Anyway, where can I relocate this to so that's it's out of the way? I don't really want to drill a hole below dpc into the floor void after I've just spent several days repointing and making the area completely weatherproof. Do I have to make sure it's the very lowest point on the entire system? I've not access the subfloor in other rooms so I have no idea what route the pipework is taking.
 
It's CH system piping 1'o'1, a means of completely draining the CH system is a standard that should be implemented as part of any CH system installation. A DPC would usually be ~ 150mm from the ground level and some use the airbricks to avoid compromising the DPC, if the pipework falls below that level. The other point I'd mention though is the airbrick is there for a very good reason and it shouldn't really be blocked by stairs either.

The fact that it isn't drain off in all cases isn't a surprise.

As suggested It allows the system engineer a means of draining the whole system down externally in one go and not farf about at a radiator for an age. It also allows for lower section of pipework to be drained in any repairs were required there. Is it the end of the world if they aren't there - probably not - there are other ways to drain the system down but there wouldn't then be a way to completely drain the lower system and if repairs were needed then the only option may be draining the pipework into the founds.
 
Is it the end of the world if they aren't there - probably not - there are other ways to drain the system down but there wouldn't then be a way to completely drain the lower system and if repairs were needed then the only option may be draining the pipework into the founds.

In this case they have only fitted one drain, not two as a previous poster pointed out. So if the intention was to fully drain the system they've only done half a job.

Draining the system into the subfloor, if it was necessary you'd surely drain as much as possible first off the rads then all you'd have left is the bit of water in the lowest level pipework which you'd put a bucket under surely?


I can kind of understand why this was done in the past but it's not done in modern builds/modern systems is it?

And putting this drain under a door frame, exactly where a person might want a step is just a lack of thought.

I can possibly relocate the drain to the left of where I want the step, but I'd have to drain the whole system to do it.
 
In this case they have only fitted one drain, not two as a previous poster pointed out. So if the intention was to fully drain the system they've only done half a job.

It's 9/10ths of a job, when compared to going round draining radiators individually, then dumping what cannot be got out, under the floor.

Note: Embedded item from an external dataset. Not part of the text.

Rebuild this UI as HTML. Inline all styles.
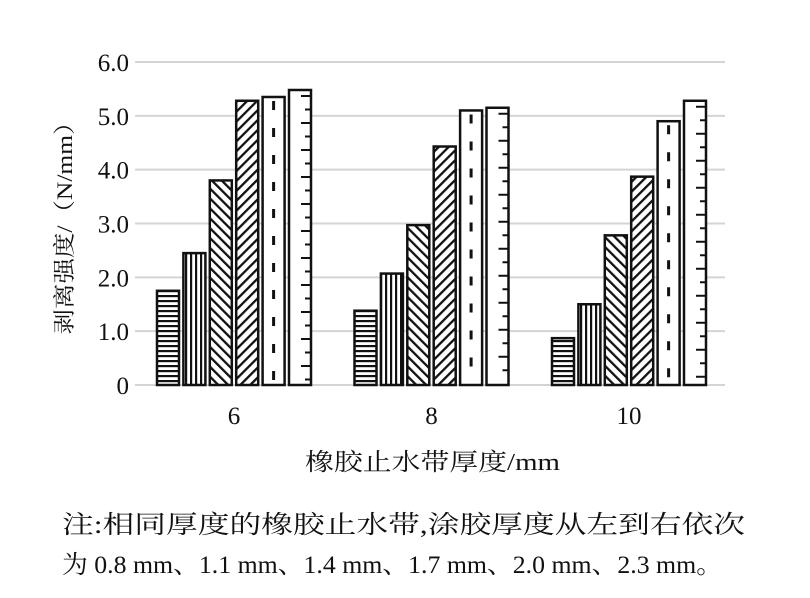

Draining the system into the subfloor, if it was necessary you'd surely drain as much as possible first off the rads then all you'd have left is the bit of water in the lowest level pipework which you'd put a bucket under surely?
I can kind of understand why this was done in the past but it's not done in modern builds/modern systems is it?

It is just as valuable an asset now, as then..

I can possibly relocate the drain to the left of where I want the step, but I'd have to drain the whole system to do it.

No need to drain - Freeze the pipe, cut, and add an inline valve. You can then add your hole through the wall, and the last bit of pipe at you leisure.